Rows from a dataset of charts and code
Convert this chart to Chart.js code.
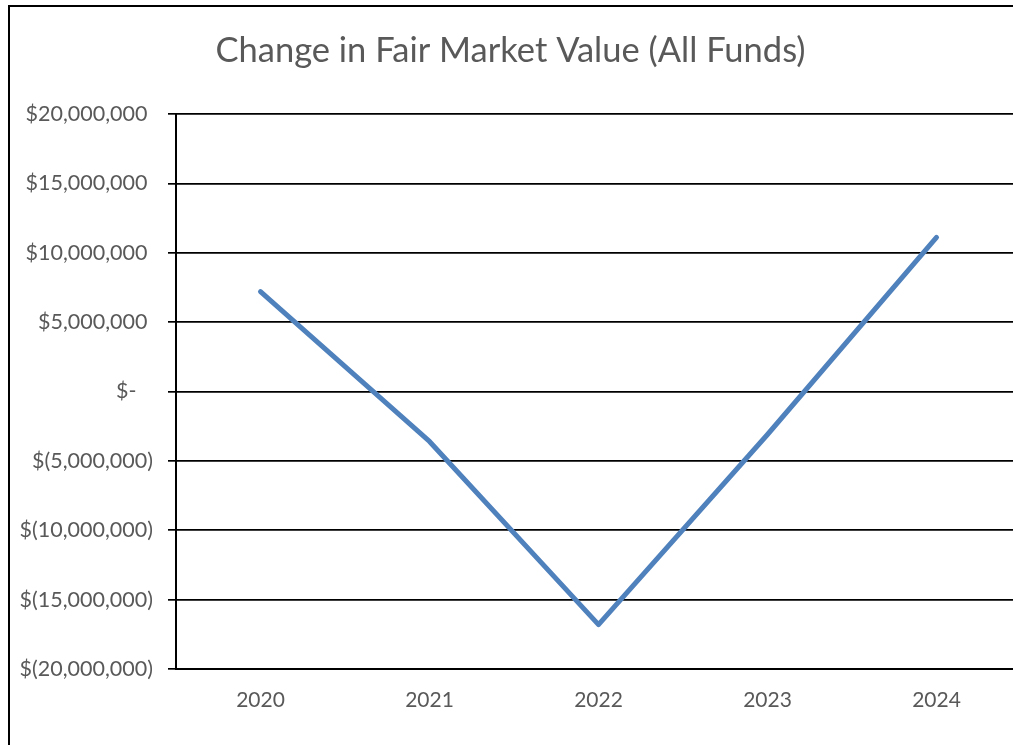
<!DOCTYPE html>
<html>
<head>
<meta charset="utf-8">
<script src="https://cdn.jsdelivr.net/npm/chart.js@4"></script>
<style>
  html, body { margin: 0; padding: 0; background: #fff; overflow: hidden; }
  #frame { position: absolute; left: 8px; top: 5px; width: 1100px; height: 800px;
           border-left: 2px solid #000; border-top: 2px solid #000; }
  #wrap { position: absolute; left: 0; top: 0; width: 1021px; height: 745px; }
</style>
</head>
<body>
<div id="frame"></div>
<div id="wrap"><canvas id="fmvChart"></canvas></div>
<script>
  // data (dollars)
  const years = ['2020', '2021', '2022', '2023', '2024'];
  const fmvChange = [7200000, -3600000, -16800000, -3100000, 11100000];
  const yTicks = [-20000000, -15000000, -10000000, -5000000, 0, 5000000, 10000000, 15000000, 20000000];

  const grey = '#595959';

  function money(v) {
    if (v === 0) return '$-   ';
    const s = Math.abs(v).toLocaleString('en-US');
    return v < 0 ? '$(' + s + ')' : '$' + s + ' ';
  }

  const ctx = document.getElementById('fmvChart');
  new Chart(ctx, {
    type: 'line',
    data: {
      labels: years,
      datasets: [{
        label: 'Change in Fair Market Value',
        data: fmvChange,
        borderColor: '#4f81bd',
        borderWidth: 5,
        borderCapStyle: 'round',
        borderJoinStyle: 'round',
        pointRadius: 0,
        tension: 0
      }]
    },
    options: {
      responsive: true,
      maintainAspectRatio: false,
      animation: false,
      layout: { padding: 0 },
      plugins: {
        legend: { display: false },
        tooltip: { enabled: false },
        title: {
          display: true,
          text: 'Change in Fair Market Value (All Funds)',
          color: grey,
          font: { family: 'Lato', size: 34.5, weight: 'normal' },
          padding: { top: 30, bottom: 42.6 }
        }
      },
      scales: {
        x: {
          offset: true,
          grid: { display: false, drawTicks: false },
          border: { display: true, color: '#000', width: 2 },
          ticks: { color: grey, font: { family: 'Lato', size: 21 }, padding: 19 },
          afterFit: function (s) { s.height = 76; }
        },
        y: {
          min: -20000000,
          max: 20000000,
          afterBuildTicks: function (s) { s.ticks = yTicks.map(v => ({ value: v })); },
          grid: { color: '#000', lineWidth: 1.7, tickLength: 8 },
          border: { display: true, color: '#000', width: 2 },
          ticks: {
            color: grey,
            font: { family: 'Lato', size: 21.5 },
            padding: 15,
            callback: function (v) { return money(v); }
          },
          afterFit: function (s) { s.width = 176; }
        }
      }
    }
  });
</script>
</body>
</html>
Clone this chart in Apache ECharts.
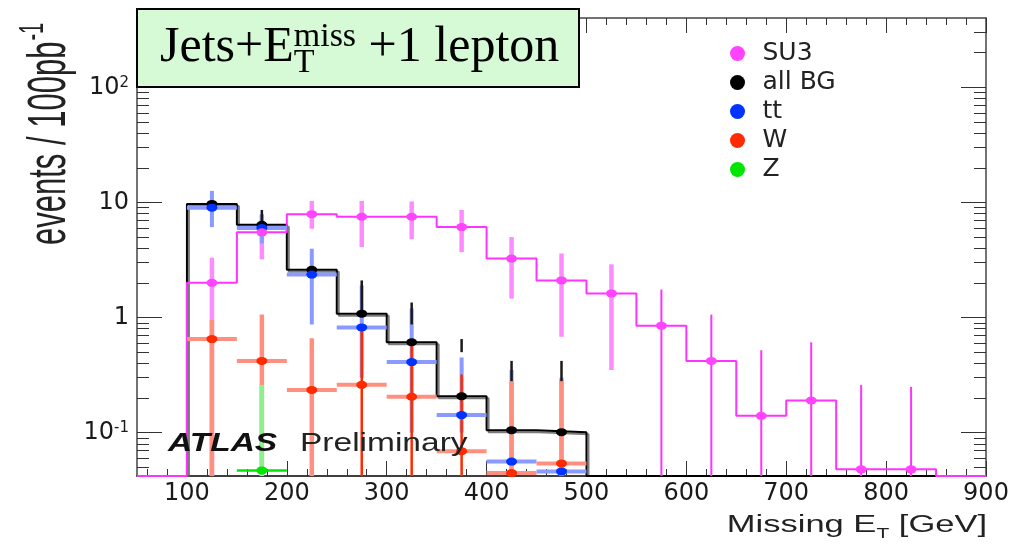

WORK REQUIRED:
Extract every line that has the string "this" in it.

REPLY TO THE TASK:
Convert this chart to Chart.js code.
Clone this chart in Apache ECharts.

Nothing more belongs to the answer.